A reasonably common task is to get a value out of a Maybe. We'd like to write

fromMaybe :: a -> Maybe a -> a

although it is a standard, built-in function. Another standard built-in function is maybe

maybe :: b -> (a -> b) -> Maybe a -> b
maybe nothing just m = case m of
  Nothing -> nothing
  Just a  -> just a

which can be seen as the universal way of destructing a Maybe—it just passes one function for each branch of the pattern match.
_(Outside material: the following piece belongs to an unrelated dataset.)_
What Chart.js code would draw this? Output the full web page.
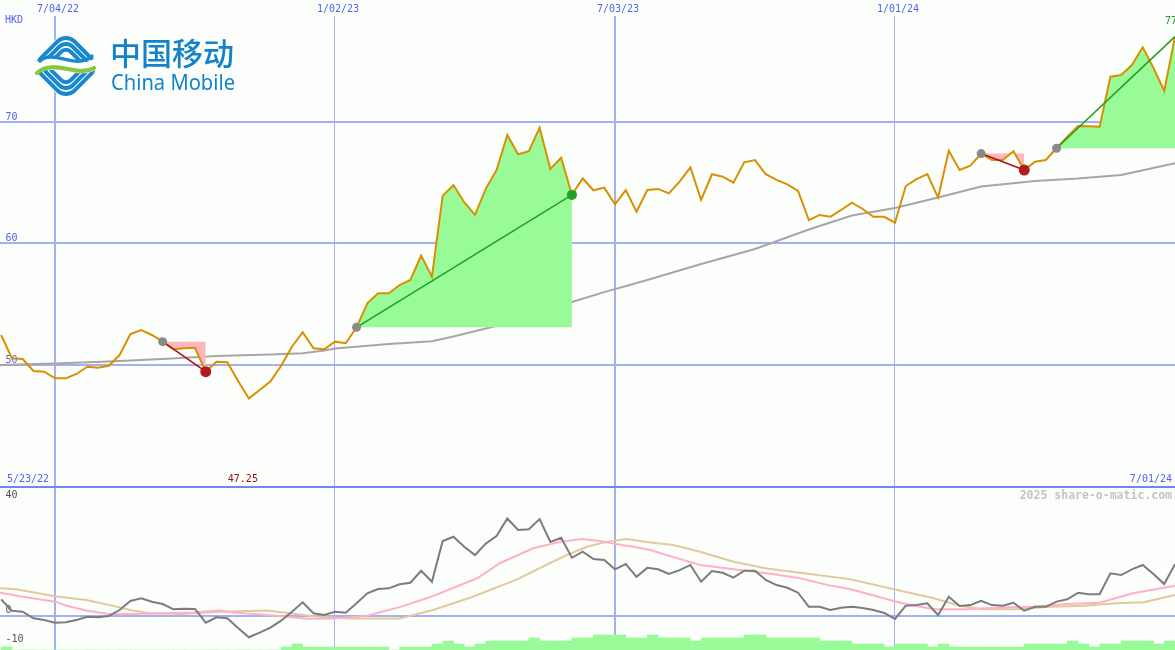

Finally, it ought to be easy to see that fromMaybe and maybe are related:

fromMaybe default m = maybe default id m

or in more point-free style

fromMaybe = flip maybe id

I often try to use identity-like functions in my design as a default argument for transformation functions in order to keep generality and modularity as high as possible.

It can happen that today you want a processing pipeline that operates with your original data, so you don't need any preliminary transformation on your input (pre_mapping = lambda x : x). In pseudo-python-code

 def do_something(data,pre_mapping = lambda x : x)
       data = pre_mapping(data)
       real_foo(data)

maybe tomorrow you realize that it is better to operate with e.g. the squares of the data and so, in a line, you call

 do_something(data
                 , pre_mapping = lambda x : x**2)

This becomes very useful e.g. if you need to try many of these pre_mappings.

Basically, any time a high-order function takes one or more functions as arguments, but you don't actually need to do any work, you can pass in id instead.

I think somebody already mentioned the maybe function: maybe 0 id will replace Nothing with 0, but if it's Just then we don't actually want to change the data, just return it. So we pass in id.

A similar function is const: for example, const 7 is a function that takes one argument, utterly ignores it, and returns 7. Why the hell would you ever want that? Well, consider this implementation of length:

length = sum . map (const 1)

That is, replace every element with 1, and then sum them all.